Americans and the British do have a different sense of humor, but only to a certain extent, but what do we all find funny?
“Do the Americans find Spike from Notting Hill as funny as we do?”asked a fellow Brit.
“Monty Python has a completely different style of humour to my own, and Woody Allen has a completely different style of humour to National Lampoons. So I don’t think that we can categorize a certain sense of humor. People enjoy what they enjoy, it’s what they take away from the film that counts, and that is what I try to get at in my own writing. Steve Coogan once said that the U.S. has a way finding the humour on the route to success and the British have a way of finding humour on the way from failure.”
He added that the best comedy performances come from the actors who play the character as if they were just a real person in an ordinary situation.

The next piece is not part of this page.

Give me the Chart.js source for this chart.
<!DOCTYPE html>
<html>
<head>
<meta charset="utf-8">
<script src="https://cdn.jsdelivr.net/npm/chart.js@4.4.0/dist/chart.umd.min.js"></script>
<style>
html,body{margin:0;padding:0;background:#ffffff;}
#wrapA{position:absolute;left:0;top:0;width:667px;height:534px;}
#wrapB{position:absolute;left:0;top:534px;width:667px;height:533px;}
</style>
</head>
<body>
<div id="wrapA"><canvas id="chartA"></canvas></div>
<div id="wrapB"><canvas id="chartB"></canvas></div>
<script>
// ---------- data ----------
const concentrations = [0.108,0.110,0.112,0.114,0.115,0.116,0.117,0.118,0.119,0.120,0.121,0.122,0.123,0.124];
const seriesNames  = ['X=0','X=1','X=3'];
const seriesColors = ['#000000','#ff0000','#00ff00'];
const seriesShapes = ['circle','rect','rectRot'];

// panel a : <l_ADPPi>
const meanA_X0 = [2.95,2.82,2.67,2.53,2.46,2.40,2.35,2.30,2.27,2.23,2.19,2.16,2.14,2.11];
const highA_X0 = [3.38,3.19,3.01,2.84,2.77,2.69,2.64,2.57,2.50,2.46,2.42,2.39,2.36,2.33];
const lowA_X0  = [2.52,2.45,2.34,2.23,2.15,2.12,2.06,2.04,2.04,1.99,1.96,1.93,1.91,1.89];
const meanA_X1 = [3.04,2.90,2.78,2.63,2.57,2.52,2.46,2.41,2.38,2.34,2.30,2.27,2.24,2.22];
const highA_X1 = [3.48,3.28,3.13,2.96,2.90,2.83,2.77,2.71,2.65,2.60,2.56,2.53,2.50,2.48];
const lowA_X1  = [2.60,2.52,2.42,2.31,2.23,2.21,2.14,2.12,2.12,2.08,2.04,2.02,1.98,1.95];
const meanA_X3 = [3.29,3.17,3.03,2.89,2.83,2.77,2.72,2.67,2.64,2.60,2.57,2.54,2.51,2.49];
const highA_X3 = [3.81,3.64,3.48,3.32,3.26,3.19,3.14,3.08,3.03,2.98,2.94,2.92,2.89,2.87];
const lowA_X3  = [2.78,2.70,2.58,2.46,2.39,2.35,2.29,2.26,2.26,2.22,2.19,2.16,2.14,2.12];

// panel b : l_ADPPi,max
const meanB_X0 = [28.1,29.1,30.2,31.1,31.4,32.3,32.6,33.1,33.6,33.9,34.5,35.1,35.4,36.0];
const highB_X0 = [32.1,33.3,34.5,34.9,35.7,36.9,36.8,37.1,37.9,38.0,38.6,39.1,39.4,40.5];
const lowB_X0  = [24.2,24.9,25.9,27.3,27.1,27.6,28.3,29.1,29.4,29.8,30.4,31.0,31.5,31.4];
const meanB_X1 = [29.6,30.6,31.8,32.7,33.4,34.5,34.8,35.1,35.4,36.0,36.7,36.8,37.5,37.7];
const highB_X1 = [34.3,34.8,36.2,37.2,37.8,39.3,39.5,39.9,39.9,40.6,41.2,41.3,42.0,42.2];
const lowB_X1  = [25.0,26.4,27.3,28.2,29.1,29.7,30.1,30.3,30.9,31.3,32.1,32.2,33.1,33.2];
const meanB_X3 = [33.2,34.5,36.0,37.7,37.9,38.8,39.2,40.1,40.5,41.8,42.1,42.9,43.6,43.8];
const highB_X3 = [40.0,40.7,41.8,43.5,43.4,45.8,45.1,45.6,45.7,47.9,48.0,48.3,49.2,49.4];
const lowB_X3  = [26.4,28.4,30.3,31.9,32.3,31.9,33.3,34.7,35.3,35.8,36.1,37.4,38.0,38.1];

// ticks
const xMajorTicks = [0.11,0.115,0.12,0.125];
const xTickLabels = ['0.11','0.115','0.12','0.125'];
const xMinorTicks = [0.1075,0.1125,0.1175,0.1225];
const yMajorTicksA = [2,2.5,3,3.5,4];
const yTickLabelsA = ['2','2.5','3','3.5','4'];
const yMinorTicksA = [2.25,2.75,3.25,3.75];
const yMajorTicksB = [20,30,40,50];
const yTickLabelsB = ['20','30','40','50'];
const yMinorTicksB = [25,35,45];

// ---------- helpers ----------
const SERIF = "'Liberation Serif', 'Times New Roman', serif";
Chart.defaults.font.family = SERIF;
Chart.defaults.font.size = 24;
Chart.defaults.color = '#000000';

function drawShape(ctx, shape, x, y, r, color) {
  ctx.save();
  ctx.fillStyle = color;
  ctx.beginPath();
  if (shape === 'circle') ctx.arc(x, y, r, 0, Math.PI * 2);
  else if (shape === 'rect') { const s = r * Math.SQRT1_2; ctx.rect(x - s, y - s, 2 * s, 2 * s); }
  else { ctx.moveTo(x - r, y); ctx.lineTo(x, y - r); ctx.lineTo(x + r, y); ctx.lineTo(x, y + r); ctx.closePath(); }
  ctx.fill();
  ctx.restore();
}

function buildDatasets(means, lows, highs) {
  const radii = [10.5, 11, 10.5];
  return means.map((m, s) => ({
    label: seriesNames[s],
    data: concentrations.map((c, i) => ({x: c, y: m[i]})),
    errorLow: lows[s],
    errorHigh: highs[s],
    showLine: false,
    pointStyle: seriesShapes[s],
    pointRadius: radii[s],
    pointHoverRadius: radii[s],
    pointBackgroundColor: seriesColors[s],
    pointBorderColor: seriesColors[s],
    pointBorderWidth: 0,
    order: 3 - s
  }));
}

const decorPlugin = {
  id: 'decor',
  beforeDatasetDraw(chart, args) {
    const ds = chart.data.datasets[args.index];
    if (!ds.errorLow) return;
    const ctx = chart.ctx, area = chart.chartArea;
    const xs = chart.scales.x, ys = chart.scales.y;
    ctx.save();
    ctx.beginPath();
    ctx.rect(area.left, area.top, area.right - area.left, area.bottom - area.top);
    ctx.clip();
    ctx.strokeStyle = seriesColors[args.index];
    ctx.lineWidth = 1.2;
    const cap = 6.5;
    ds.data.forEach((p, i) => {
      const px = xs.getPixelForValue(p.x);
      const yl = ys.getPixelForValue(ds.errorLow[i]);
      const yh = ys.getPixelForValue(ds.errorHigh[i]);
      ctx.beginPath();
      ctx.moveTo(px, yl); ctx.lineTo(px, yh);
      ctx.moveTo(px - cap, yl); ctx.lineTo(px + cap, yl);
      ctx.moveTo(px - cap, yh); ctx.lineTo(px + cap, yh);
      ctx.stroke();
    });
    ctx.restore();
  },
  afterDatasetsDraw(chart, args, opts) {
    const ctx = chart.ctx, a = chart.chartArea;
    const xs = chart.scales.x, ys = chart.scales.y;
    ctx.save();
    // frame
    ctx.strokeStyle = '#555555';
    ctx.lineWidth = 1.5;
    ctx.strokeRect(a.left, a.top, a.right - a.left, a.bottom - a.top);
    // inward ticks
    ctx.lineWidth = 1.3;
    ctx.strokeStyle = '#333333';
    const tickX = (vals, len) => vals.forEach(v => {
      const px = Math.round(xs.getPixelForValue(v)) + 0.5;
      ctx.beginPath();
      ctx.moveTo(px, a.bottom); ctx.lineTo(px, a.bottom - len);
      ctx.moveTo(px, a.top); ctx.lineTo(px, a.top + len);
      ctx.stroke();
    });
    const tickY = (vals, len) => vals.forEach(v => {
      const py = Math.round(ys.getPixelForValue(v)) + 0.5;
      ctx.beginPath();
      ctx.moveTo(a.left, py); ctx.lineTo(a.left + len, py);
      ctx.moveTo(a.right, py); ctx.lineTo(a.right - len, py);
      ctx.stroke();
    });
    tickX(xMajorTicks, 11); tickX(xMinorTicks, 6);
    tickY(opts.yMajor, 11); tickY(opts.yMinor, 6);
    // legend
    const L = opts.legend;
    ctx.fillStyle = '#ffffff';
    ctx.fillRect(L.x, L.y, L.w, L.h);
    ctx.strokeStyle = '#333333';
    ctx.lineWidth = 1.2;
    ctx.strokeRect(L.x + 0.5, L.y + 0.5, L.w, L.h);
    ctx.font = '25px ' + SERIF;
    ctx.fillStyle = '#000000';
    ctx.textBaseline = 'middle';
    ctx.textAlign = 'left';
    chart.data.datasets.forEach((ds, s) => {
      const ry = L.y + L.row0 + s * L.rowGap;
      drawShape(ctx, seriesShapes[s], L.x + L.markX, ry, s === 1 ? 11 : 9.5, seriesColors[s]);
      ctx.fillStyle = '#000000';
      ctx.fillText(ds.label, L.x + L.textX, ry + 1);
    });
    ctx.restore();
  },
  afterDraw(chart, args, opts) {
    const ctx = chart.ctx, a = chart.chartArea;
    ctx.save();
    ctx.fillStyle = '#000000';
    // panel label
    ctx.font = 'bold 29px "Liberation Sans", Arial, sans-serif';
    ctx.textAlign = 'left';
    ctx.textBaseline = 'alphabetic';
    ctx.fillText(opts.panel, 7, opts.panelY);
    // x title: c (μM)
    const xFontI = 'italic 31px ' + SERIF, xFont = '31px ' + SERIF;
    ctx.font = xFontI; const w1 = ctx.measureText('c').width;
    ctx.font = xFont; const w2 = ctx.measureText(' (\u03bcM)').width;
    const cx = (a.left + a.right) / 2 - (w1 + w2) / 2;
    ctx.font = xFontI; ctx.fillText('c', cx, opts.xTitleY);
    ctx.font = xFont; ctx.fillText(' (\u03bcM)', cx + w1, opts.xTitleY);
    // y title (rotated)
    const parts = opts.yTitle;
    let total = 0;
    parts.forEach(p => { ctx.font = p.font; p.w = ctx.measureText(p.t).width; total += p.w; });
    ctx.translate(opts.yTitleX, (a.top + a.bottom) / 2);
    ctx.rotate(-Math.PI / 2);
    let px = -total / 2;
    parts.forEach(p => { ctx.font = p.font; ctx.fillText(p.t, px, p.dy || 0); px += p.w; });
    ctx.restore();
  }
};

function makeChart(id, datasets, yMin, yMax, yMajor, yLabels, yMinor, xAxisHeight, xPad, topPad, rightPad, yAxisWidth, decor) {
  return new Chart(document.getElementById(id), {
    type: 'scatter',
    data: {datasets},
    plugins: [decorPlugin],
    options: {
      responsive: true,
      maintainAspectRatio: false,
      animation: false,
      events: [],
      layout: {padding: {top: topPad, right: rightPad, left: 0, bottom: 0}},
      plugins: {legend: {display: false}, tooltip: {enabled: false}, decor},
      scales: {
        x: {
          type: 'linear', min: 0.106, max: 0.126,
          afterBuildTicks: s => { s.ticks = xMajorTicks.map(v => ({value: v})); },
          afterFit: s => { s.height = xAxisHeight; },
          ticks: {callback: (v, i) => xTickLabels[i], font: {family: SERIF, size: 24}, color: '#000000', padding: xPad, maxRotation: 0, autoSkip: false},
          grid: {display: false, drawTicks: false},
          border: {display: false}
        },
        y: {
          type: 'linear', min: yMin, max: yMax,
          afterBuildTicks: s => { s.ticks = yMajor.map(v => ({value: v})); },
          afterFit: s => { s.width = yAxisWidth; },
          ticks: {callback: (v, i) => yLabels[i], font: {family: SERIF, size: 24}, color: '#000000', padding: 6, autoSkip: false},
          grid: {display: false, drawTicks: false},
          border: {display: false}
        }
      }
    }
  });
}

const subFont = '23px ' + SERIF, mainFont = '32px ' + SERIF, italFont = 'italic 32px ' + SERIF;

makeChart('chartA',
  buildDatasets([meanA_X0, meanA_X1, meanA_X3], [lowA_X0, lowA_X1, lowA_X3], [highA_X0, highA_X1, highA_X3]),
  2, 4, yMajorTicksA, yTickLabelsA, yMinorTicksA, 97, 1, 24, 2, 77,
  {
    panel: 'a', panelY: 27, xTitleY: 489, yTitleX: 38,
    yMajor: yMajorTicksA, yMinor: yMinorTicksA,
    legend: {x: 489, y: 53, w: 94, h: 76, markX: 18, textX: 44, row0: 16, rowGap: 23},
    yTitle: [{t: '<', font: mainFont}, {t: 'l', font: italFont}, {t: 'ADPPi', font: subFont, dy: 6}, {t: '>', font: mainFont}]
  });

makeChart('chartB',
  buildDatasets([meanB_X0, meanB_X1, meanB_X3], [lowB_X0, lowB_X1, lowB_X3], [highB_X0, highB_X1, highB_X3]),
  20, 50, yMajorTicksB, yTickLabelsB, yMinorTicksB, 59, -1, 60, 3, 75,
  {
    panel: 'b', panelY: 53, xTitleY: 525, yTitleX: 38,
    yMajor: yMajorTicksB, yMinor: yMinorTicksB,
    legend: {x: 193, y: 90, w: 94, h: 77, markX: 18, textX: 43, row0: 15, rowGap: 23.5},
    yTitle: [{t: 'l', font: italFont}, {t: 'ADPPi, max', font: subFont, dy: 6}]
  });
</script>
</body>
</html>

Rhys Ifans and Bill Nighy are the best examples of this for heir performances in Notting Hill & Love Actually respectively.
A final question of simply “Why do you what you do?” made him pause for a moment.
“When I write something, I want to feel delighted by the feelings and the outcome of the story – delight in cinema really can do that to you and that’s what I want. I want the feeling of a Friday night with your five best friends sharing a few bottles of wine and laughing. Just having a delightful time.”
Richard Curtis’ tips on writing.
1. Write five ideas for the same scenario if you can’t think of something. This gives your mind a choice and it will try to develop on the one you like the most almost instantly.
2. Live with your writing. If you’re writing about London – move to London.
3. Take all the time you need.
4. Listen to pop music. Let it inspire you.
5. Write a lot and be critical. I try to write thirty pages a day and I may keep about half a page of content. Never leave an empty page empty.